EXERCISE: Pictures don't belong in the copy; print all the records exactly.

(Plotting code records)
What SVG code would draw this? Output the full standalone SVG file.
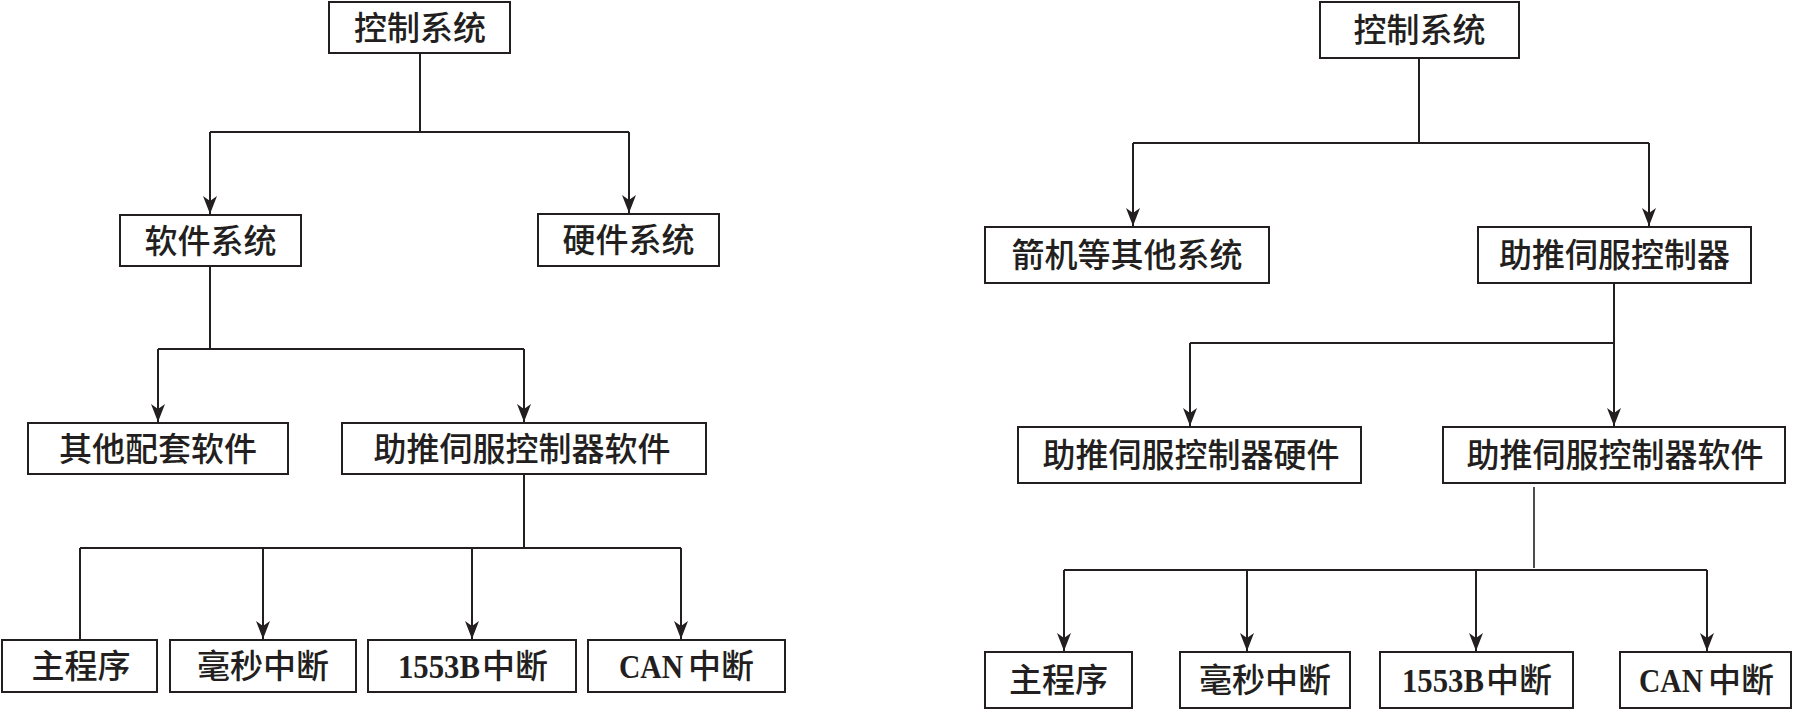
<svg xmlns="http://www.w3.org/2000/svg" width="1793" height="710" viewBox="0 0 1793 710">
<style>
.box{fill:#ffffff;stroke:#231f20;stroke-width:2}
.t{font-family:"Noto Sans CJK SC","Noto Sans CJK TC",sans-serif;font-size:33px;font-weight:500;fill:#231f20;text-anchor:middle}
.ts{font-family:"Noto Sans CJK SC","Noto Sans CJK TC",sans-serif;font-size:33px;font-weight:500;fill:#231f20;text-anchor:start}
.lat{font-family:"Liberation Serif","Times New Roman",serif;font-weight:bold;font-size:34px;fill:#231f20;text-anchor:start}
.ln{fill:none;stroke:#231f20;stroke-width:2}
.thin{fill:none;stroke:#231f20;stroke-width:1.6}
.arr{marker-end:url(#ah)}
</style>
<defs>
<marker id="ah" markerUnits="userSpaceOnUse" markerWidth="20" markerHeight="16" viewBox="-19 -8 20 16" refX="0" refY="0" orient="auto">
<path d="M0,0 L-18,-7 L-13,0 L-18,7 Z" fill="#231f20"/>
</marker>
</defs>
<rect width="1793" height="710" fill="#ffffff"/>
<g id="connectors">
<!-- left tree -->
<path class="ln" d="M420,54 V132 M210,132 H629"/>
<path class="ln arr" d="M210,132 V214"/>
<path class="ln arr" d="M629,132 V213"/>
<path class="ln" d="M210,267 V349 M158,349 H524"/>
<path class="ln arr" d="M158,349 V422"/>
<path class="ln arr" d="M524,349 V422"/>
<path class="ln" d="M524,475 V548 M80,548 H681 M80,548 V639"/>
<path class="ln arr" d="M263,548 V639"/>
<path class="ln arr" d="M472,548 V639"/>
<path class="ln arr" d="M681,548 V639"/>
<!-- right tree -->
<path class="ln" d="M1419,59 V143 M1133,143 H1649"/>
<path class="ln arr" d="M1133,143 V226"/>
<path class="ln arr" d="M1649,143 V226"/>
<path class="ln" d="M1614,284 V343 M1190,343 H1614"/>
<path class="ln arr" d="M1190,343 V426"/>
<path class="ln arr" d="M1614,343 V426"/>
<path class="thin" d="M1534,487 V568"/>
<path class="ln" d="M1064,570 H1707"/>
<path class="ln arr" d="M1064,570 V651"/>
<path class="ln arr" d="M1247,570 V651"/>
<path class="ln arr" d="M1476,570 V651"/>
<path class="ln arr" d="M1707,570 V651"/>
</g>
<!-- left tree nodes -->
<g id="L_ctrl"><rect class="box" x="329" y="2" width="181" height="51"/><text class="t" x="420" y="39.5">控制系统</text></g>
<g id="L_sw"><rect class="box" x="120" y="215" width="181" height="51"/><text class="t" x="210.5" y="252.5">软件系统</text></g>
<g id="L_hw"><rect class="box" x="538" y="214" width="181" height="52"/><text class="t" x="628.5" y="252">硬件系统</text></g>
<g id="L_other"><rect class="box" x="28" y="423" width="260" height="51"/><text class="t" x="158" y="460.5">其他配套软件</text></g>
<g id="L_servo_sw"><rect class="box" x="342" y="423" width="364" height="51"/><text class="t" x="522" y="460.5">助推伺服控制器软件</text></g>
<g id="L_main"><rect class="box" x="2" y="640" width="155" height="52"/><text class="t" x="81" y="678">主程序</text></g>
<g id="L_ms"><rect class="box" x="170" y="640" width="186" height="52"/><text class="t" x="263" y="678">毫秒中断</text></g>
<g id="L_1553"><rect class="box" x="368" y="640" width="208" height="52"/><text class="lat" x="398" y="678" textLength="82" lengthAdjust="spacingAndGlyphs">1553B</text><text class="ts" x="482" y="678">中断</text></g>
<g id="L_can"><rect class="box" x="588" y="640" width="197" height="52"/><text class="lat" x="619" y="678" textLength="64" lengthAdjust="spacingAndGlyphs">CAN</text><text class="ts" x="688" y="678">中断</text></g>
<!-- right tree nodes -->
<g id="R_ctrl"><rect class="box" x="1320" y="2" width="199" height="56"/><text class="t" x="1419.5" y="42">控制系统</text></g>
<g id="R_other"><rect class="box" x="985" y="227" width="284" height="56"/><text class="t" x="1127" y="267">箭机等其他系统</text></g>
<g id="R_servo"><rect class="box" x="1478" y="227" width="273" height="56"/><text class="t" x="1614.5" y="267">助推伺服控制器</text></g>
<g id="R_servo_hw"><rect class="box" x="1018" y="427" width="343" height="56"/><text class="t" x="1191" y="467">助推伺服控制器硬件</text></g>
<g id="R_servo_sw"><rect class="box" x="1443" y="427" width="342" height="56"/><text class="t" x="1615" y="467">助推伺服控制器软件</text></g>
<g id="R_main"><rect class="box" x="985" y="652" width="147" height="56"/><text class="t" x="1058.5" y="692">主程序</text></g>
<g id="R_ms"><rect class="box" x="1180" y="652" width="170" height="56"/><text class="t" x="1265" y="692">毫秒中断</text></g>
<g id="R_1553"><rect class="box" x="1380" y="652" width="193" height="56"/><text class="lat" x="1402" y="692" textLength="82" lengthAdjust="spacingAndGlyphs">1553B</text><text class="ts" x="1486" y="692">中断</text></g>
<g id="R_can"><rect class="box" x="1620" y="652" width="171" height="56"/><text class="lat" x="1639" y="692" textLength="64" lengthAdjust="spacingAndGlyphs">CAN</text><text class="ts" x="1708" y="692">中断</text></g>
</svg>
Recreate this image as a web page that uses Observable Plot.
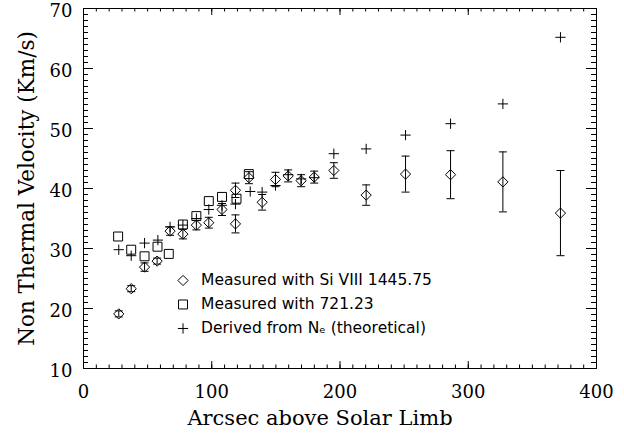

EXERCISE SOLUTION:
What SVG code would draw this? Output the full standalone SVG file.
<svg xmlns="http://www.w3.org/2000/svg" width="1793" height="710" viewBox="0 0 1793 710">
<style>
.box{fill:#ffffff;stroke:#231f20;stroke-width:2}
.t{font-family:"Noto Sans CJK SC","Noto Sans CJK TC",sans-serif;font-size:33px;font-weight:500;fill:#231f20;text-anchor:middle}
.ts{font-family:"Noto Sans CJK SC","Noto Sans CJK TC",sans-serif;font-size:33px;font-weight:500;fill:#231f20;text-anchor:start}
.lat{font-family:"Liberation Serif","Times New Roman",serif;font-weight:bold;font-size:34px;fill:#231f20;text-anchor:start}
.ln{fill:none;stroke:#231f20;stroke-width:2}
.thin{fill:none;stroke:#231f20;stroke-width:1.6}
.arr{marker-end:url(#ah)}
</style>
<defs>
<marker id="ah" markerUnits="userSpaceOnUse" markerWidth="20" markerHeight="16" viewBox="-19 -8 20 16" refX="0" refY="0" orient="auto">
<path d="M0,0 L-18,-7 L-13,0 L-18,7 Z" fill="#231f20"/>
</marker>
</defs>
<rect width="1793" height="710" fill="#ffffff"/>
<g id="connectors">
<!-- left tree -->
<path class="ln" d="M420,54 V132 M210,132 H629"/>
<path class="ln arr" d="M210,132 V214"/>
<path class="ln arr" d="M629,132 V213"/>
<path class="ln" d="M210,267 V349 M158,349 H524"/>
<path class="ln arr" d="M158,349 V422"/>
<path class="ln arr" d="M524,349 V422"/>
<path class="ln" d="M524,475 V548 M80,548 H681 M80,548 V639"/>
<path class="ln arr" d="M263,548 V639"/>
<path class="ln arr" d="M472,548 V639"/>
<path class="ln arr" d="M681,548 V639"/>
<!-- right tree -->
<path class="ln" d="M1419,59 V143 M1133,143 H1649"/>
<path class="ln arr" d="M1133,143 V226"/>
<path class="ln arr" d="M1649,143 V226"/>
<path class="ln" d="M1614,284 V343 M1190,343 H1614"/>
<path class="ln arr" d="M1190,343 V426"/>
<path class="ln arr" d="M1614,343 V426"/>
<path class="thin" d="M1534,487 V568"/>
<path class="ln" d="M1064,570 H1707"/>
<path class="ln arr" d="M1064,570 V651"/>
<path class="ln arr" d="M1247,570 V651"/>
<path class="ln arr" d="M1476,570 V651"/>
<path class="ln arr" d="M1707,570 V651"/>
</g>
<!-- left tree nodes -->
<g id="L_ctrl"><rect class="box" x="329" y="2" width="181" height="51"/><text class="t" x="420" y="39.5">控制系统</text></g>
<g id="L_sw"><rect class="box" x="120" y="215" width="181" height="51"/><text class="t" x="210.5" y="252.5">软件系统</text></g>
<g id="L_hw"><rect class="box" x="538" y="214" width="181" height="52"/><text class="t" x="628.5" y="252">硬件系统</text></g>
<g id="L_other"><rect class="box" x="28" y="423" width="260" height="51"/><text class="t" x="158" y="460.5">其他配套软件</text></g>
<g id="L_servo_sw"><rect class="box" x="342" y="423" width="364" height="51"/><text class="t" x="522" y="460.5">助推伺服控制器软件</text></g>
<g id="L_main"><rect class="box" x="2" y="640" width="155" height="52"/><text class="t" x="81" y="678">主程序</text></g>
<g id="L_ms"><rect class="box" x="170" y="640" width="186" height="52"/><text class="t" x="263" y="678">毫秒中断</text></g>
<g id="L_1553"><rect class="box" x="368" y="640" width="208" height="52"/><text class="lat" x="398" y="678" textLength="82" lengthAdjust="spacingAndGlyphs">1553B</text><text class="ts" x="482" y="678">中断</text></g>
<g id="L_can"><rect class="box" x="588" y="640" width="197" height="52"/><text class="lat" x="619" y="678" textLength="64" lengthAdjust="spacingAndGlyphs">CAN</text><text class="ts" x="688" y="678">中断</text></g>
<!-- right tree nodes -->
<g id="R_ctrl"><rect class="box" x="1320" y="2" width="199" height="56"/><text class="t" x="1419.5" y="42">控制系统</text></g>
<g id="R_other"><rect class="box" x="985" y="227" width="284" height="56"/><text class="t" x="1127" y="267">箭机等其他系统</text></g>
<g id="R_servo"><rect class="box" x="1478" y="227" width="273" height="56"/><text class="t" x="1614.5" y="267">助推伺服控制器</text></g>
<g id="R_servo_hw"><rect class="box" x="1018" y="427" width="343" height="56"/><text class="t" x="1191" y="467">助推伺服控制器硬件</text></g>
<g id="R_servo_sw"><rect class="box" x="1443" y="427" width="342" height="56"/><text class="t" x="1615" y="467">助推伺服控制器软件</text></g>
<g id="R_main"><rect class="box" x="985" y="652" width="147" height="56"/><text class="t" x="1058.5" y="692">主程序</text></g>
<g id="R_ms"><rect class="box" x="1180" y="652" width="170" height="56"/><text class="t" x="1265" y="692">毫秒中断</text></g>
<g id="R_1553"><rect class="box" x="1380" y="652" width="193" height="56"/><text class="lat" x="1402" y="692" textLength="82" lengthAdjust="spacingAndGlyphs">1553B</text><text class="ts" x="1486" y="692">中断</text></g>
<g id="R_can"><rect class="box" x="1620" y="652" width="171" height="56"/><text class="lat" x="1639" y="692" textLength="64" lengthAdjust="spacingAndGlyphs">CAN</text><text class="ts" x="1708" y="692">中断</text></g>
</svg>
Recreate this image as a web page that uses Observable Plot.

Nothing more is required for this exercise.